Repeat everything from the first line of the listing below through the line that contains "plt.rcParams['font.weight'] = 'bold'", exactly. Leave out pictures.

-- start Exercise materials --

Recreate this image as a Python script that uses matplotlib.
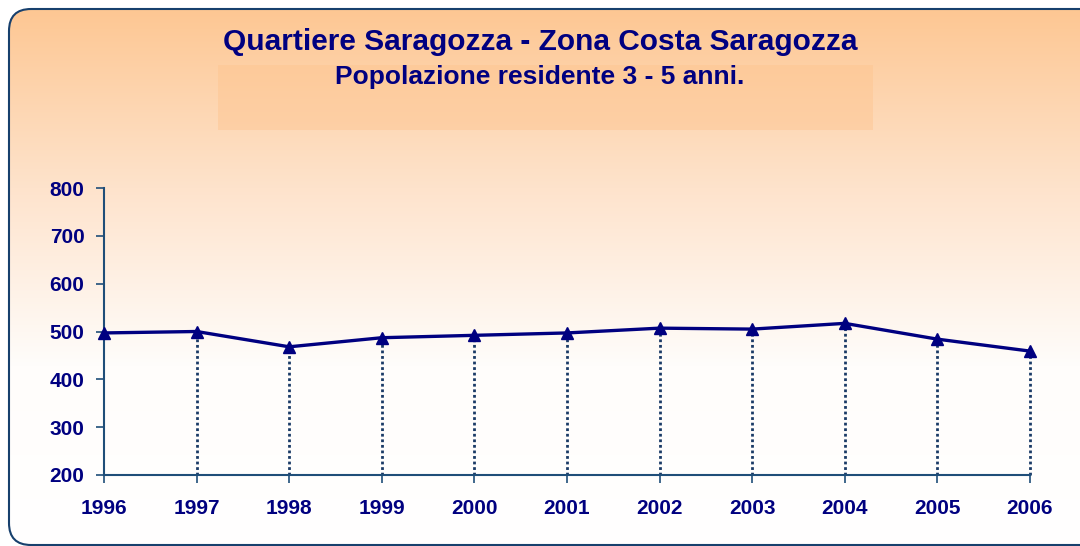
import numpy as np
import matplotlib.pyplot as plt
from matplotlib.patches import FancyBboxPatch, Rectangle
from matplotlib.colors import LinearSegmentedColormap

plt.rcParams['font.family'] = ['Liberation Sans', 'DejaVu Sans']
plt.rcParams['font.weight'] = 'bold'

# data
years = [1996, 1997, 1998, 1999, 2000, 2001, 2002, 2003, 2004, 2005, 2006]
population = [497, 500, 468, 487, 492, 497, 507, 505, 517, 484, 459]
yticks = [200, 300, 400, 500, 600, 700, 800]

navy = '#000080'
axis_col = '#1F4E79'

fig = plt.figure(figsize=(10.8, 5.46), dpi=100)
fig.patch.set_facecolor('white')

# background panel with gradient
bg = fig.add_axes([0, 0, 1, 1], zorder=0)
bg.axis('off')
cmap = LinearSegmentedColormap.from_list('peach', ['#FDC793', '#FEE3CC', '#FFFDFB', '#FFFFFF'])
grad = np.linspace(0, 1, 256).reshape(-1, 1)
panel = FancyBboxPatch((9, 9), 1200, 536, boxstyle='round,pad=0,rounding_size=22',
                       facecolor='none', edgecolor='#17406D', linewidth=1.5, zorder=3)
bg.add_patch(panel)
im = bg.imshow(grad, cmap=cmap, extent=[9, 1209, 545, 9], aspect='auto', zorder=1)
im.set_clip_path(panel)
bg.add_patch(Rectangle((218, 65), 655, 65, facecolor='#FDC48E', alpha=0.45,
                       edgecolor='none', zorder=2))
bg.set_xlim(0, 1080)
bg.set_ylim(546, 0)

fig.text(0.5, 1 - 42 / 546, 'Quartiere Saragozza - Zona Costa Saragozza',
         ha='center', va='center', fontsize=21.5, color=navy, fontweight='bold')
fig.text(0.5, 1 - 77 / 546, 'Popolazione residente 3 - 5 anni.',
         ha='center', va='center', fontsize=19, color=navy, fontweight='bold')

ax = fig.add_axes([104 / 1080, 1 - 475 / 546, 926 / 1080, 287 / 546], zorder=2)
ax.patch.set_alpha(0)
ax.set_xlim(1996, 2006)
ax.set_ylim(200, 800)

ax.vlines(years[1:], 200, population[1:], colors='#1A3A66', linestyles=(0, (1.0, 1.0)),
          linewidth=2.0, zorder=2, clip_on=False)
ax.plot(years, population, color=navy, linewidth=2.4, marker='^', markersize=8.5,
        clip_on=False, zorder=3)

ax.set_xticks(years)
ax.set_yticks(yticks)
ax.tick_params(axis='both', colors=axis_col, labelcolor=navy, labelsize=15,
               length=6, width=1.2, direction='out')
ax.tick_params(axis='x', pad=11)
ax.tick_params(axis='y', pad=8)
for lbl in ax.get_xticklabels() + ax.get_yticklabels():
    lbl.set_fontweight('bold')
for side in ['top', 'right']:
    ax.spines[side].set_visible(False)
for side in ['left', 'bottom']:
    ax.spines[side].set_color(axis_col)
    ax.spines[side].set_linewidth(1.5)

fig.savefig('out.png', dpi=100)
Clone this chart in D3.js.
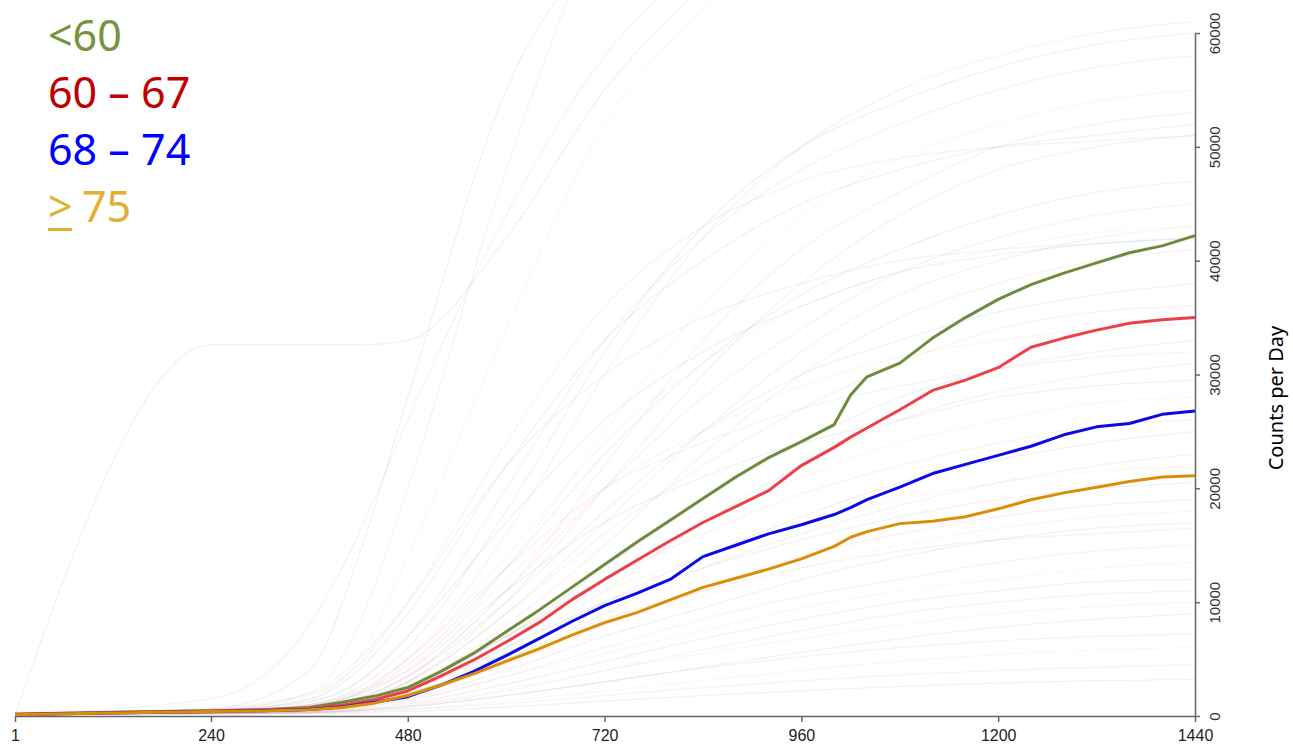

-- end Exercise materials --

§ Written response
Recreate this image as a Python script that uses matplotlib.
import numpy as np
import matplotlib.pyplot as plt
from matplotlib.patches import FancyBboxPatch, Rectangle
from matplotlib.colors import LinearSegmentedColormap

plt.rcParams['font.family'] = ['Liberation Sans', 'DejaVu Sans']
plt.rcParams['font.weight'] = 'bold'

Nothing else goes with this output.